The listing below begins with the first line you should copy; stop after the line containing "const aCSminusErr = [3, 4, 4, 0, 0, 0, 0, 0];", and drop every picture.

=== MATERIAL PROVIDED ===

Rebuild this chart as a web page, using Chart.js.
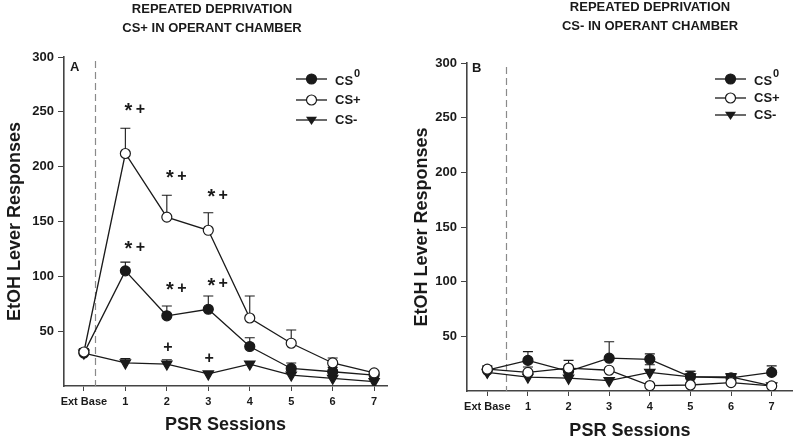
<!DOCTYPE html>
<html>
<head>
<meta charset="utf-8">
<script src="https://cdn.jsdelivr.net/npm/chart.js@4/dist/chart.umd.min.js"></script>
<style>
  html, body { margin: 0; padding: 0; background: #fff; }
  #wrap { position: relative; width: 800px; height: 443px; overflow: hidden; }
  canvas { position: absolute; top: 0; }
</style>
</head>
<body>
<div id="wrap">
  <canvas id="panelA" width="400" height="443" style="left:0"></canvas>
  <canvas id="panelB" width="400" height="443" style="left:400px"></canvas>
</div>
<script>
// sessions (x positions 0..7)
const sessionLabels = ['Ext Base', '1', '2', '3', '4', '5', '6', '7'];
const sessionX = [0, 1, 2, 3, 4, 5, 6, 7];

// panel A: CS+ in operant chamber
const aCS0 = [30, 105, 64, 70, 36, 16, 13, 10];
const aCS0Err = [4, 8, 9, 12, 8, 5, 4, 2];
const aCSplus = [31, 212, 154, 142, 62, 39, 21, 12];
const aCSplusErr = [3, 23, 20, 16, 20, 12, 4.5, 1.5];
const aCSminus = [30, 21, 20, 11, 20, 10, 7, 4];
const aCSminusErr = [3, 4, 4, 0, 0, 0, 0, 0];

// panel B: CS- in operant chamber
const bCS0 = [19, 28, 18, 30, 29, 13, 12, 17];
const bCS0Err = [3, 8, 0, 15, 5, 5, 3, 6];
const bCSplus = [20, 17, 21, 19, 5, 5.5, 7.7, 4.6];
const bCSplusErr = [3, 5, 7, 0, 0, 0, 0, 0];
const bCSminus = [17, 12.7, 11.7, 9.5, 17, 13, 13, 4.6];
const bCSminusErr = [0, 0, 0, 0, 7, 5, 3, 0];

// significance marks on panel A (star = vs CS-, plus = vs baseline)
const markX = [1, 2, 3, 1, 2, 3, 2, 3];
const markY = [252, 191, 174, 126, 89, 93, 35, 24.6];
const markStar = [true, true, true, true, true, true, false, false];

const yTicks = [50, 100, 150, 200, 250, 300];

const FONT = '"Liberation Sans", Arial, Helvetica, sans-serif';
const INK = '#1a1a1a';

function drawMarker(ctx, style, x, y) {
    ctx.save();
    ctx.lineWidth = 1.2;
    ctx.strokeStyle = INK;
    if (style === 'tri') {
        const r = 5.5;
        ctx.beginPath();
        ctx.moveTo(x - r, y - r * 0.6);
        ctx.lineTo(x + r, y - r * 0.6);
        ctx.lineTo(x, y + r * 0.9);
        ctx.closePath();
        ctx.fillStyle = INK;
        ctx.fill();
    } else {
        ctx.beginPath();
        ctx.arc(x, y, 5, 0, Math.PI * 2);
        ctx.fillStyle = style === 'open' ? '#fff' : INK;
        ctx.fill();
        ctx.stroke();
    }
    ctx.restore();
}

// dashed separator, error bars, titles, legend and marks
const extrasPlugin = {
    id: 'extras',
    beforeDatasetsDraw(chart, args, opts) {
        const ctx = chart.ctx;
        const xs = chart.scales.x, ys = chart.scales.y;
        const area = chart.chartArea;

        // dashed line after extinction baseline
        ctx.save();
        ctx.strokeStyle = '#8a8a8a';
        ctx.lineWidth = 1.2;
        ctx.setLineDash([7, 4]);
        const dx = Math.round(xs.getPixelForValue(opts.dashX)) + 0.5;
        ctx.beginPath();
        ctx.moveTo(dx, area.top + 4);
        ctx.lineTo(dx, area.bottom);
        ctx.stroke();
        ctx.restore();

        // upper error bars
        ctx.save();
        ctx.strokeStyle = INK;
        ctx.lineWidth = 1.1;
        chart.data.datasets.forEach((ds) => {
            ds.data.forEach((pt, i) => {
                const e = ds.err[i];
                if (!e) return;
                const px = xs.getPixelForValue(pt.x);
                const py = ys.getPixelForValue(pt.y);
                const ty = ys.getPixelForValue(pt.y + e);
                ctx.beginPath();
                ctx.moveTo(px, py);
                ctx.lineTo(px, ty);
                ctx.moveTo(px - 5, ty);
                ctx.lineTo(px + 5, ty);
                ctx.stroke();
            });
        });
        ctx.restore();
    },
    afterDraw(chart, args, opts) {
        const ctx = chart.ctx;
        const xs = chart.scales.x, ys = chart.scales.y;
        ctx.save();
        ctx.fillStyle = INK;
        ctx.textBaseline = 'middle';

        // heading
        ctx.font = 'bold 13px ' + FONT;
        ctx.textAlign = 'center';
        ctx.fillText(opts.heading[0], opts.headingX, opts.headingY);
        ctx.fillText(opts.heading[1], opts.headingX, opts.headingY + 19);

        // panel letter
        ctx.textAlign = 'left';
        ctx.fillText(opts.letter, opts.letterX, opts.letterY);

        // legend
        const lx = opts.legendX;
        chart.data.datasets.slice().sort((a, b) => a.legendRank - b.legendRank).forEach((ds, k) => {
            const ly = opts.legendY[k];
            ctx.save();
            ctx.strokeStyle = INK;
            ctx.lineWidth = 1.3;
            ctx.beginPath();
            ctx.moveTo(lx, ly);
            ctx.lineTo(lx + 31, ly);
            ctx.stroke();
            ctx.restore();
            drawMarker(ctx, ds.marker, lx + 15.5, ly);
            ctx.font = 'bold 13px ' + FONT;
            ctx.textAlign = 'left';
            if (ds.label === 'CS0') {
                ctx.fillText('CS', lx + 39, ly + 2);
                const w = ctx.measureText('CS').width;
                ctx.font = 'bold 11px ' + FONT;
                ctx.fillText('0', lx + 39 + w + 1, ly - 5);
            } else {
                ctx.fillText(ds.label, lx + 39, ly);
            }
        });

        // significance marks
        if (opts.marks) {
            ctx.textAlign = 'center';
            opts.marks.x.forEach((mx, i) => {
                const px = xs.getPixelForValue(mx);
                const py = ys.getPixelForValue(opts.marks.y[i]);
                ctx.font = 'bold 16px ' + FONT;
                if (opts.marks.star[i]) {
                    ctx.fillText('+', px + 15, py);
                    ctx.font = 'bold 20px ' + FONT;
                    ctx.fillText('*', px + 3, py + 2);
                } else {
                    ctx.fillText('+', px + 1, py);
                }
            });
        }
        ctx.restore();
    }
};

function toPoints(values) {
    return values.map((v, i) => ({ x: sessionX[i], y: v }));
}

function makePanel(canvasId, series, cfg) {
    const lineCommon = {
        borderColor: INK,
        borderWidth: 1.3,
        pointBorderColor: INK,
        pointBorderWidth: 1.2,
        tension: 0
    };
    // first dataset is drawn on top
    const datasets = [
        Object.assign({}, lineCommon, {
            label: 'CS+', data: toPoints(series.plus), err: series.plusErr,
            marker: 'open', legendRank: 1,
            pointStyle: 'circle', pointRadius: 5, pointBackgroundColor: '#fff'
        }),
        Object.assign({}, lineCommon, {
            label: 'CS0', data: toPoints(series.zero), err: series.zeroErr,
            marker: 'filled', legendRank: 0,
            pointStyle: 'circle', pointRadius: 5, pointBackgroundColor: INK
        }),
        Object.assign({}, lineCommon, {
            label: 'CS-', data: toPoints(series.minus), err: series.minusErr,
            marker: 'tri', legendRank: 2,
            pointStyle: 'triangle', pointRotation: 180, pointRadius: 6, pointBackgroundColor: INK
        })
    ];

    new Chart(document.getElementById(canvasId), {
        type: 'line',
        data: { datasets: datasets },
        options: {
            responsive: false,
            devicePixelRatio: 1,
            animation: false,
            layout: { padding: { left: cfg.padLeft, right: cfg.padRight, top: cfg.padTop, bottom: 0 } },
            plugins: {
                legend: { display: false },
                tooltip: { enabled: false },
                extras: cfg.extras
            },
            scales: {
                x: {
                    type: 'linear',
                    min: cfg.xMin,
                    max: cfg.xMax,
                    afterBuildTicks: (axis) => { axis.ticks = sessionX.map(v => ({ value: v })); },
                    afterFit: (axis) => { axis.height = cfg.xHeight; },
                    ticks: {
                        callback: (v) => sessionLabels[v],
                        color: INK,
                        font: { family: FONT, size: 11, weight: 'bold' },
                        padding: 4,
                        maxRotation: 0,
                        autoSkip: false
                    },
                    grid: { drawOnChartArea: false, drawTicks: true, tickLength: 5, tickColor: '#444' },
                    border: { display: true, color: '#444', width: 1.6 },
                    title: {
                        display: true,
                        text: 'PSR Sessions',
                        color: INK,
                        font: { family: FONT, size: 18, weight: 'bold' },
                        padding: { top: 4, bottom: cfg.xTitlePad }
                    }
                },
                y: {
                    min: 0,
                    max: 300,
                    afterBuildTicks: (axis) => { axis.ticks = yTicks.map(v => ({ value: v })); },
                    afterFit: (axis) => { axis.width = cfg.yWidth; },
                    ticks: {
                        color: INK,
                        font: { family: FONT, size: 13, weight: 'bold' },
                        padding: 4
                    },
                    grid: { drawOnChartArea: false, drawTicks: true, tickLength: 6, tickColor: '#444' },
                    border: { display: true, color: '#444', width: 1.6 },
                    title: {
                        display: true,
                        text: 'EtOH Lever Responses',
                        color: INK,
                        font: { family: FONT, size: 18, weight: 'bold' },
                        padding: { top: 4, bottom: 4 }
                    }
                }
            }
        },
        plugins: [extrasPlugin]
    });
}

makePanel('panelA',
    { zero: aCS0, zeroErr: aCS0Err, plus: aCSplus, plusErr: aCSplusErr, minus: aCSminus, minusErr: aCSminusErr },
    {
        padLeft: 0, padRight: 13, padTop: 57, yWidth: 64, xHeight: 57, xTitlePad: 7,
        xMin: -0.48, xMax: 7.31,
        extras: {
            heading: ['REPEATED DEPRIVATION', 'CS+ IN OPERANT CHAMBER'],
            headingX: 212, headingY: 9,
            letter: 'A', letterX: 70, letterY: 67,
            dashX: 0.265,
            legendX: 296, legendY: [79, 100, 120],
            marks: { x: markX, y: markY, star: markStar }
        }
    });

makePanel('panelB',
    { zero: bCS0, zeroErr: bCS0Err, plus: bCSplus, plusErr: bCSplusErr, minus: bCSminus, minusErr: bCSminusErr },
    {
        padLeft: 7, padRight: 2, padTop: 63, yWidth: 60, xHeight: 52, xTitlePad: 1,
        xMin: -0.5, xMax: 7.52,
        extras: {
            heading: ['REPEATED DEPRIVATION', 'CS- IN OPERANT CHAMBER'],
            headingX: 250, headingY: 7,
            letter: 'B', letterX: 72, letterY: 68,
            dashX: 0.45,
            legendX: 315, legendY: [79, 98, 115],
            marks: null
        }
    });
</script>
</body>
</html>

===

--- SOLUTION FOR THIS EXERCISE ---
Rebuild this chart as a web page, using Chart.js.
<!DOCTYPE html>
<html>
<head>
<meta charset="utf-8">
<script src="https://cdn.jsdelivr.net/npm/chart.js@4/dist/chart.umd.min.js"></script>
<style>
  html, body { margin: 0; padding: 0; background: #fff; }
  #wrap { position: relative; width: 800px; height: 443px; overflow: hidden; }
  canvas { position: absolute; top: 0; }
</style>
</head>
<body>
<div id="wrap">
  <canvas id="panelA" width="400" height="443" style="left:0"></canvas>
  <canvas id="panelB" width="400" height="443" style="left:400px"></canvas>
</div>
<script>
// sessions (x positions 0..7)
const sessionLabels = ['Ext Base', '1', '2', '3', '4', '5', '6', '7'];
const sessionX = [0, 1, 2, 3, 4, 5, 6, 7];

// panel A: CS+ in operant chamber
const aCS0 = [30, 105, 64, 70, 36, 16, 13, 10];
const aCS0Err = [4, 8, 9, 12, 8, 5, 4, 2];
const aCSplus = [31, 212, 154, 142, 62, 39, 21, 12];
const aCSplusErr = [3, 23, 20, 16, 20, 12, 4.5, 1.5];
const aCSminus = [30, 21, 20, 11, 20, 10, 7, 4];
const aCSminusErr = [3, 4, 4, 0, 0, 0, 0, 0];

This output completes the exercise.